──────── DATASET EXCERPT ────────

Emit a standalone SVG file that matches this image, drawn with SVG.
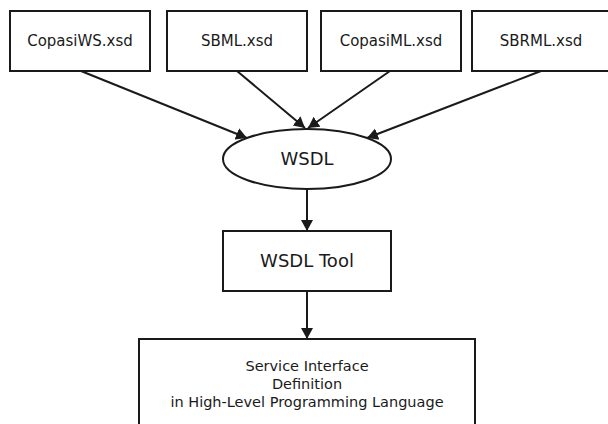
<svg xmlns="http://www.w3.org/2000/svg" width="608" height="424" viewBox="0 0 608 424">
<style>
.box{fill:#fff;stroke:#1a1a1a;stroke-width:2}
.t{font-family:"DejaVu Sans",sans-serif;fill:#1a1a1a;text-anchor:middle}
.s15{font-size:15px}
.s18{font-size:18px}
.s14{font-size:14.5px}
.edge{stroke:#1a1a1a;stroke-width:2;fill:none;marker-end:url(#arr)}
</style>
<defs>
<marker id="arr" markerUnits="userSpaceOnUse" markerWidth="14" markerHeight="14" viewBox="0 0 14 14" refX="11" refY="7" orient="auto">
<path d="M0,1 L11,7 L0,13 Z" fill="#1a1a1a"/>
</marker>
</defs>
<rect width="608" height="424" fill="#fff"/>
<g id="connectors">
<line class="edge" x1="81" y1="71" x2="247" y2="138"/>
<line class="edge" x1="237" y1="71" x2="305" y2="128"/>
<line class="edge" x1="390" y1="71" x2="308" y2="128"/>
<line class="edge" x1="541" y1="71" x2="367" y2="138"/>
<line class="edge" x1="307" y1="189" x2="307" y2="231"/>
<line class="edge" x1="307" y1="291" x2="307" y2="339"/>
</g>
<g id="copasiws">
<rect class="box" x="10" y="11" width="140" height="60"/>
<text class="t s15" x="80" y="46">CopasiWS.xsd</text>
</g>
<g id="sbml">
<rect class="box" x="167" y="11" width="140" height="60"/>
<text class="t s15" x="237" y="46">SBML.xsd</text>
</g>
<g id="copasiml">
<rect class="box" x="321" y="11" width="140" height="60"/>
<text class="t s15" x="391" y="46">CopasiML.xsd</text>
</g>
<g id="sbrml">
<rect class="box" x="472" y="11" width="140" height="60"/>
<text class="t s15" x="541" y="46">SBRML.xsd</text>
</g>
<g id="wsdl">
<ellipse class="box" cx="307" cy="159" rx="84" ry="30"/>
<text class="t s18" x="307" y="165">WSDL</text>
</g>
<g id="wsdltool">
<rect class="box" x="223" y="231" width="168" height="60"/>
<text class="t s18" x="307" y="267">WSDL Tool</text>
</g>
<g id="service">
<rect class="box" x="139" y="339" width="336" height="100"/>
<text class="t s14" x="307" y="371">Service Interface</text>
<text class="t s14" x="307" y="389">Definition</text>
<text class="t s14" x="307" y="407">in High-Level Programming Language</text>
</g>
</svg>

────────

## INSTRUCTIONS FOR THE TASK:
Leave the pictures out and copy the rest of the data exactly.

## REPLY:
Emit a standalone SVG file that matches this image, drawn with SVG.
<svg xmlns="http://www.w3.org/2000/svg" width="608" height="424" viewBox="0 0 608 424">
<style>
.box{fill:#fff;stroke:#1a1a1a;stroke-width:2}
.t{font-family:"DejaVu Sans",sans-serif;fill:#1a1a1a;text-anchor:middle}
.s15{font-size:15px}
.s18{font-size:18px}
.s14{font-size:14.5px}
.edge{stroke:#1a1a1a;stroke-width:2;fill:none;marker-end:url(#arr)}
</style>
<defs>
<marker id="arr" markerUnits="userSpaceOnUse" markerWidth="14" markerHeight="14" viewBox="0 0 14 14" refX="11" refY="7" orient="auto">
<path d="M0,1 L11,7 L0,13 Z" fill="#1a1a1a"/>
</marker>
</defs>
<rect width="608" height="424" fill="#fff"/>
<g id="connectors">
<line class="edge" x1="81" y1="71" x2="247" y2="138"/>
<line class="edge" x1="237" y1="71" x2="305" y2="128"/>
<line class="edge" x1="390" y1="71" x2="308" y2="128"/>
<line class="edge" x1="541" y1="71" x2="367" y2="138"/>
<line class="edge" x1="307" y1="189" x2="307" y2="231"/>
<line class="edge" x1="307" y1="291" x2="307" y2="339"/>
</g>
<g id="copasiws">
<rect class="box" x="10" y="11" width="140" height="60"/>
<text class="t s15" x="80" y="46">CopasiWS.xsd</text>
</g>
<g id="sbml">
<rect class="box" x="167" y="11" width="140" height="60"/>
<text class="t s15" x="237" y="46">SBML.xsd</text>
</g>
<g id="copasiml">
<rect class="box" x="321" y="11" width="140" height="60"/>
<text class="t s15" x="391" y="46">CopasiML.xsd</text>
</g>
<g id="sbrml">
<rect class="box" x="472" y="11" width="140" height="60"/>
<text class="t s15" x="541" y="46">SBRML.xsd</text>
</g>
<g id="wsdl">
<ellipse class="box" cx="307" cy="159" rx="84" ry="30"/>
<text class="t s18" x="307" y="165">WSDL</text>
</g>
<g id="wsdltool">
<rect class="box" x="223" y="231" width="168" height="60"/>
<text class="t s18" x="307" y="267">WSDL Tool</text>
</g>
<g id="service">
<rect class="box" x="139" y="339" width="336" height="100"/>
<text class="t s14" x="307" y="371">Service Interface</text>
<text class="t s14" x="307" y="389">Definition</text>
<text class="t s14" x="307" y="407">in High-Level Programming Language</text>
</g>
</svg>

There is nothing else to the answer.